25. The Man Who Passed on the 1960s’ Greatest Band
Epstein and his group left Decca’s studios dejected that their New Year had begun with rejection. Not so Dick Rowe, who figured that 1962 had started auspiciously for him and his label. That same day, he had listened to another band that came in for an audition, liked what he heard, and signed up Brian Poole and the Tremeloes to a deal with Decca Records. As Rowe recalled later, he had told his A&R subordinate Mike Smith to decide between Epstein’s group and Brian Poole and the Tremeloes: “He said, ‘They’re both good, but one’s a local group, the other comes from Liverpool.’ We decided it was better to take the local group. We could work with them more easily and stay closer in touch as they came from Dagenham.”

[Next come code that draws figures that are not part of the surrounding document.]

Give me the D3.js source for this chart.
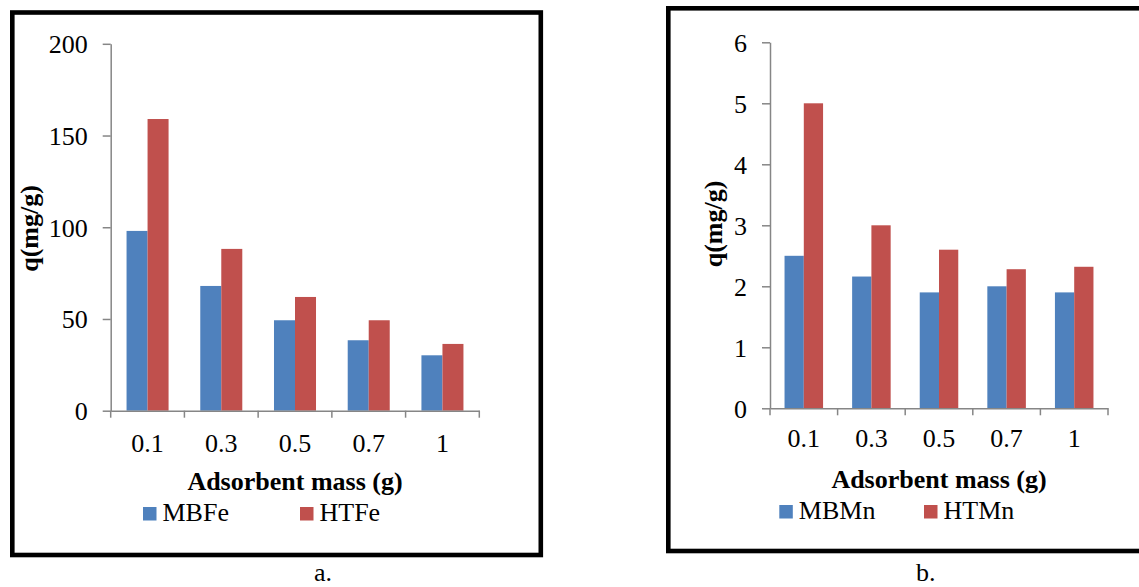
<!DOCTYPE html>
<html>
<head>
<meta charset="utf-8">
<script src="https://cdn.jsdelivr.net/npm/d3@7"></script>
<style>
  body { margin: 0; background: #fff; }
  svg { display: block; }
  text { font-family: "Liberation Serif", "Times New Roman", serif; fill: #000; }
</style>
</head>
<body>
<svg id="chart" width="1139" height="587"></svg>
<script>
// data
const categories = ["0.1", "0.3", "0.5", "0.7", "1"];

const mbFe = [98, 68, 49.3, 38.4, 30.2];
const htFe = [159, 88.2, 62, 49.3, 36.4];
const feTicks = [0, 50, 100, 150, 200];

const mbMn = [2.5, 2.16, 1.9, 2.0, 1.9];
const htMn = [5.0, 3.0, 2.6, 2.28, 2.32];
const mnTicks = [0, 1, 2, 3, 4, 5, 6];

const blue = "#4f81bd";
const red = "#c0504d";
const axisGrey = "#868686";
const serif = "Liberation Serif";

const svg = d3.select("#chart");

function panel(opt) {
  const g = svg.append("g");

  // black frame
  g.append("rect")
    .attr("x", opt.frame[0]).attr("y", opt.frame[1])
    .attr("width", opt.frame[2]).attr("height", opt.frame[3])
    .attr("fill", "#fff").attr("stroke", "#000").attr("stroke-width", 4.6);

  const x = d3.scaleBand().domain(categories).range([opt.x0, opt.x1]);
  const inner = d3.scaleBand().domain([0, 1])
    .range([x.bandwidth() * 0.215, x.bandwidth() * 0.785]);
  const y = d3.scaleLinear().domain([0, d3.max(opt.ticks)]).range([opt.y0, opt.yTop]);

  const rows = categories.map((c, i) => ({ c, v: [opt.a[i], opt.b[i]] }));

  g.append("g").selectAll("g")
    .data(rows)
    .join("g")
    .attr("transform", d => `translate(${x(d.c)},0)`)
    .selectAll("rect")
    .data(d => d.v)
    .join("rect")
    .attr("x", (d, i) => inner(i))
    .attr("width", inner.bandwidth())
    .attr("y", d => y(d))
    .attr("height", d => y(0) - y(d))
    .attr("fill", (d, i) => i === 0 ? blue : red);

  // y axis
  const ya = g.append("g")
    .attr("transform", `translate(${opt.x0},0)`)
    .call(d3.axisLeft(y).tickValues(opt.ticks).tickFormat(d => String(d))
      .tickSize(8).tickPadding(15).tickSizeOuter(0));
  ya.attr("font-family", serif);
  ya.selectAll("text").attr("font-size", 26).attr("dy", "0.34em");

  // x axis: labels in band centres, ticks at band edges
  const xa = g.append("g")
    .attr("transform", `translate(0,${opt.y0})`)
    .call(d3.axisBottom(x).tickSize(0).tickPadding(opt.xPad).tickSizeOuter(0));
  xa.attr("font-family", serif);
  xa.selectAll("text").attr("font-size", 26);
  xa.selectAll(".tick line").remove();
  xa.append("g").selectAll("line")
    .data(categories.map(c => x(c)).concat([x(categories[categories.length - 1]) + x.bandwidth()]))
    .join("line")
    .attr("x1", d => d).attr("x2", d => d)
    .attr("y1", 0).attr("y2", 7)
    .attr("stroke", axisGrey).attr("stroke-width", 1.5);

  g.selectAll(".domain").attr("stroke", axisGrey).attr("stroke-width", 1.5);
  g.selectAll(".tick line").attr("stroke", axisGrey).attr("stroke-width", 1.5);

  // y title
  g.append("text")
    .attr("transform", `translate(${opt.yTitle[0]},${opt.yTitle[1]}) rotate(-90)`)
    .attr("text-anchor", "middle")
    .attr("font-family", serif)
    .attr("font-size", 26).attr("font-weight", "bold")
    .text("q(mg/g)");

  // x title
  g.append("text")
    .attr("x", (opt.x0 + opt.x1) / 2).attr("y", opt.xTitleY)
    .attr("text-anchor", "middle")
    .attr("font-family", serif)
    .attr("font-size", 26).attr("font-weight", "bold")
    .text("Adsorbent mass (g)");

  // legend
  const lg = g.append("g").attr("transform", `translate(0,${opt.legendY})`);
  opt.names.forEach((name, i) => {
    lg.append("rect")
      .attr("x", opt.legendX[i]).attr("y", -14)
      .attr("width", 13.5).attr("height", 13.5)
      .attr("fill", i === 0 ? blue : red);
    lg.append("text")
      .attr("x", opt.legendX[i] + 19.5).attr("y", 0)
      .attr("font-family", serif)
      .attr("font-size", 26)
      .text(name);
  });

  // caption
  g.append("text")
    .attr("x", opt.caption[0]).attr("y", opt.caption[1])
    .attr("font-family", serif)
    .attr("font-size", 26)
    .text(opt.captionText);
}

panel({
  frame: [12.3, 12.5, 528.5, 542.5],
  x0: 110.7, x1: 479.3, y0: 410.7, yTop: 43.8,
  a: mbFe, b: htFe, ticks: feTicks,
  xPad: 23,
  yTitle: [37.5, 228.5],
  xTitleY: 489.5,
  legendY: 521,
  legendX: [143, 300],
  names: ["MBFe", "HTFe"],
  caption: [314, 581],
  captionText: "a."
});

panel({
  frame: [668.3, 8.3, 520, 542.7],
  x0: 770, x1: 1108, y0: 408.3, yTop: 42.3,
  a: mbMn, b: htMn, ticks: mnTicks,
  xPad: 20.5,
  yTitle: [722, 224],
  xTitleY: 487.5,
  legendY: 519,
  legendX: [779.3, 924],
  names: ["MBMn", "HTMn"],
  caption: [916, 581],
  captionText: "b."
});
</script>
</body>
</html>
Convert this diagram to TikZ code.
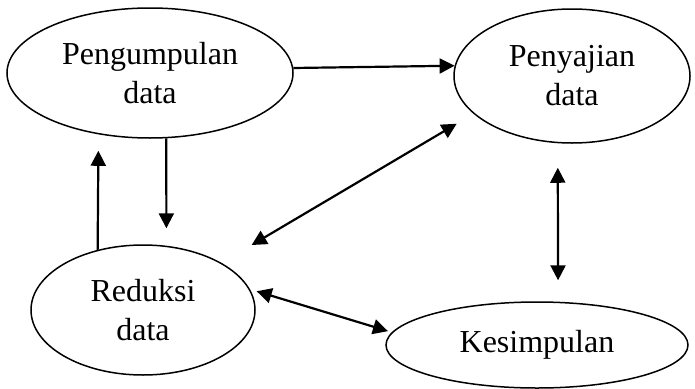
\documentclass[tikz,border=0pt]{standalone}
\usepackage{fontspec}
\setmainfont{Liberation Serif}
\usetikzlibrary{shapes.geometric,arrows.meta}
\tikzset{
  stage/.style={ellipse,draw=black,line width=1.5pt,inner sep=0pt,align=center,
    font=\fontsize{32}{39}\selectfont},
  arr/.style={line width=2.2pt,-{Triangle[length=15pt,width=15pt]}},
  darr/.style={line width=2.2pt,{Triangle[length=15pt,width=15pt]}-{Triangle[length=15pt,width=15pt]}}
}
\begin{document}
\begin{tikzpicture}[x=1pt,y=-1pt]
\useasboundingbox (0,0) rectangle (695,388);
\node[stage,minimum width=286pt,minimum height=130pt] (peng) at (150,73) {Pengumpulan\\data};
\node[stage,minimum width=236pt,minimum height=134pt] (pen) at (572,76) {Penyajian\\data};
\node[stage,minimum width=224pt,minimum height=130pt] (red) at (143,310) {Reduksi\\data};
\node[stage,minimum width=302pt,minimum height=86pt] (kes) at (537,345) {Kesimpulan};
\draw[arr] (peng.2.4) -- (pen.175.6);
\draw[arr,shorten >=17.4pt] (peng.-76) -- (red.70);
\draw[arr,shorten >=16.4pt] (red.127) -- (peng.-130.6);
\draw[darr,shorten <=19.5pt,shorten >=35pt] (pen.-159.7) -- (red.31.5);
\draw[darr,shorten <=7pt,shorten >=4pt] (red.11.9) -- (kes.175.8);
\draw[darr,shorten <=24.5pt,shorten >=21.4pt] (pen.-102.7) -- (kes.64.8);
\end{tikzpicture}
\end{document}
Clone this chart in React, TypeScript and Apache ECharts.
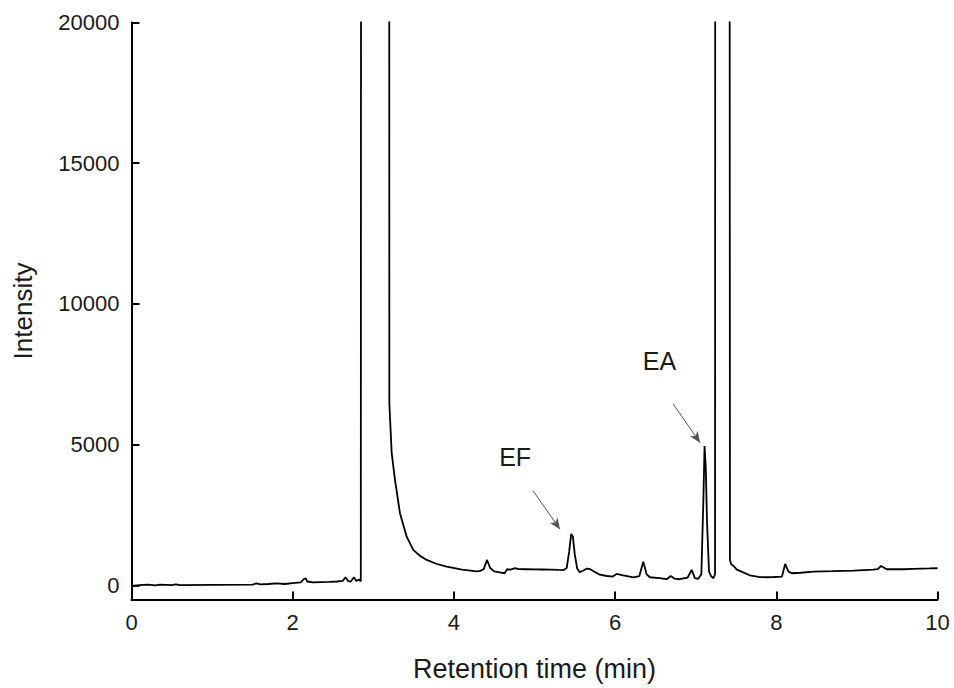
import React, { useEffect, useRef } from "react";
import * as echarts from "echarts";

// Retention time (min)
const times: number[] = [
  0, 0.1, 0.2, 0.3, 0.35, 0.5, 0.55, 0.6, 1.0, 1.5, 1.55, 1.6, 1.7, 1.8, 1.9, 2.0, 2.1, 2.14, 2.16, 2.18, 2.25,
  2.35, 2.45, 2.55, 2.62, 2.655, 2.69, 2.72, 2.76, 2.79, 2.82, 2.845, 2.852,
  3.195, 3.199, 3.228, 3.269, 3.331, 3.414, 3.496, 3.58, 3.663, 3.78, 3.911, 4.1, 4.283, 4.33,
  4.37, 4.41, 4.45, 4.5, 4.57, 4.63, 4.66, 4.7, 4.76, 4.8, 4.9, 5.0, 5.1, 5.2, 5.3, 5.36,
  5.4, 5.43, 5.455, 5.475, 5.5, 5.53, 5.56, 5.6, 5.65, 5.69, 5.75, 5.81, 5.9, 5.97, 6.02, 6.1, 6.23, 6.3,
  6.35, 6.39, 6.43, 6.55, 6.64, 6.69, 6.74, 6.8, 6.9, 6.95, 6.99, 7.03, 7.07, 7.095, 7.11, 7.125, 7.14,
  7.165, 7.19, 7.22, 7.24, 7.246, 7.415, 7.425, 7.44, 7.47, 7.51, 7.56, 7.67, 7.78, 7.88, 7.97, 8.07,
  8.11, 8.15, 8.19, 8.3, 8.46, 8.7, 8.96, 9.2, 9.26, 9.3, 9.37, 9.45, 9.58, 9.7, 9.8, 9.9, 10.0,
];
// Intensity
const intensities: number[] = [
  -20, 10, 30, 0, 30, 10, 40, 10, 20, 30, 70, 40, 50, 70, 50, 80, 110, 230, 256, 140, 110,
  120, 125, 140, 160, 291, 150, 140, 291, 160, 210, 150, 60000,
  60000, 6482, 4706, 3747, 2565, 1733, 1261, 1050, 906, 770, 668, 560, 500, 520,
  580, 906, 620, 500, 460, 433, 575, 560, 611, 580, 575, 570, 565, 560, 550, 545,
  620, 1200, 1829, 1750, 1100, 600, 470, 520, 600, 575, 480, 380, 335, 313, 410, 360, 290, 330,
  845, 400, 290, 260, 220, 337, 240, 220, 280, 550, 260, 230, 400, 3000, 4955, 4200, 2300,
  500, 330, 256, 400, 60000, 60000, 900, 750, 690, 560, 500, 360, 300, 291, 300, 313,
  764, 500, 433, 450, 490, 505, 526, 560, 580, 693, 575, 580, 575, 590, 600, 605, 611,
];

const yTickValues: number[] = [0, 5000, 10000, 15000, 20000];
const annotationNames: string[] = ["EF", "EA"];
const annotationLabelAt: number[][] = [[4.76, 4560], [6.55, 7985]];
const arrowFrom: number[][] = [[4.98, 3370], [6.72, 6450]];
const arrowTo: number[][] = [[5.316, 1996], [7.055, 5072]];

const FONT = "'Liberation Sans', Arial, sans-serif";

export default function App() {
  const ref = useRef<HTMLDivElement>(null);

  useEffect(() => {
    if (!ref.current) return;
    const chart = echarts.init(ref.current, null, { renderer: "svg" });
    const seriesData = times.map((t, i) => [t, intensities[i]]);
    chart.setOption({
      animation: false,
      backgroundColor: "#ffffff",
      grid: { left: 131.5, right: 16.5, top: 22.5, bottom: 88.5, containLabel: false },
      xAxis: {
        type: "value",
        min: 0,
        max: 10,
        interval: 2,
        name: "Retention time (min)",
        nameLocation: "middle",
        nameGap: 56,
        nameTextStyle: { fontFamily: FONT, fontSize: 27, color: "#1a1a1a" },
        axisLine: { onZero: false, lineStyle: { color: "#000", width: 2 } },
        axisTick: { inside: true, length: 8, lineStyle: { color: "#000", width: 2 } },
        axisLabel: { fontFamily: FONT, fontSize: 22, color: "#1a1a1a", margin: 12 },
        splitLine: { show: false },
      },
      yAxis: {
        type: "value",
        min: -500,
        max: 20000,
        name: "Intensity",
        nameLocation: "middle",
        nameGap: 96,
        nameRotate: 90,
        nameTextStyle: { fontFamily: FONT, fontSize: 26, color: "#1a1a1a" },
        axisLine: { show: true, lineStyle: { color: "#000", width: 2 } },
        axisTick: { show: true, inside: true, length: 8, lineStyle: { color: "#000", width: 2 }, customValues: yTickValues },
        axisLabel: {
          fontFamily: FONT,
          fontSize: 22,
          color: "#1a1a1a",
          margin: 12,
          customValues: yTickValues,
          formatter: (v: number) => String(v),
        },
        splitLine: { show: false },
      },
      series: [
        {
          type: "line",
          data: seriesData,
          showSymbol: false,
          symbol: "none",
          smooth: false,
          clip: true,
          lineStyle: { color: "#000", width: 1.8 },
          markLine: {
            silent: true,
            symbol: ["none", "arrow"],
            symbolSize: [7, 11],
            label: { show: false },
            lineStyle: { color: "#555", width: 1, type: "solid" },
            data: arrowFrom.map((f, i) => [
              { coord: f },
              { coord: arrowTo[i] },
            ]),
          },
          markPoint: {
            silent: true,
            symbol: "circle",
            symbolSize: 0,
            label: {
              show: true,
              position: "inside",
              formatter: "{b}",
              fontFamily: FONT,
              fontSize: 25,
              color: "#1a1a1a",
            },
            data: annotationNames.map((n, i) => ({ name: n, coord: annotationLabelAt[i] })),
          },
        },
      ],
    });
    return () => chart.dispose();
  }, []);

  return (
    <div
      ref={ref}
      style={{ position: "fixed", left: 0, top: 0, width: 954, height: 688, background: "#fff" }}
    />
  );
}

So they went with the Tremeloes. All in all, that was not a bad business decision in itself, as the band had some success in the United Kingdom. In 1963, they entered the UK charts with a cover of the Isley Brothers’ Twist and Shout, and followed it up with a UK chart-topping cover of the Contours’ Do You Love Me. A year later, they did a cover of Roy Orbison’s Candy Man that pleased the Brits, and a cover of the Crickets’ Someone, Someone, which made it to number 2 on the UK charts. Rowe’s bad decision was his rejection of and failure to sign the other band that had auditioned the same day as the Tremeloes: The Silver Beatles, who soon shortened their name to The Beatles.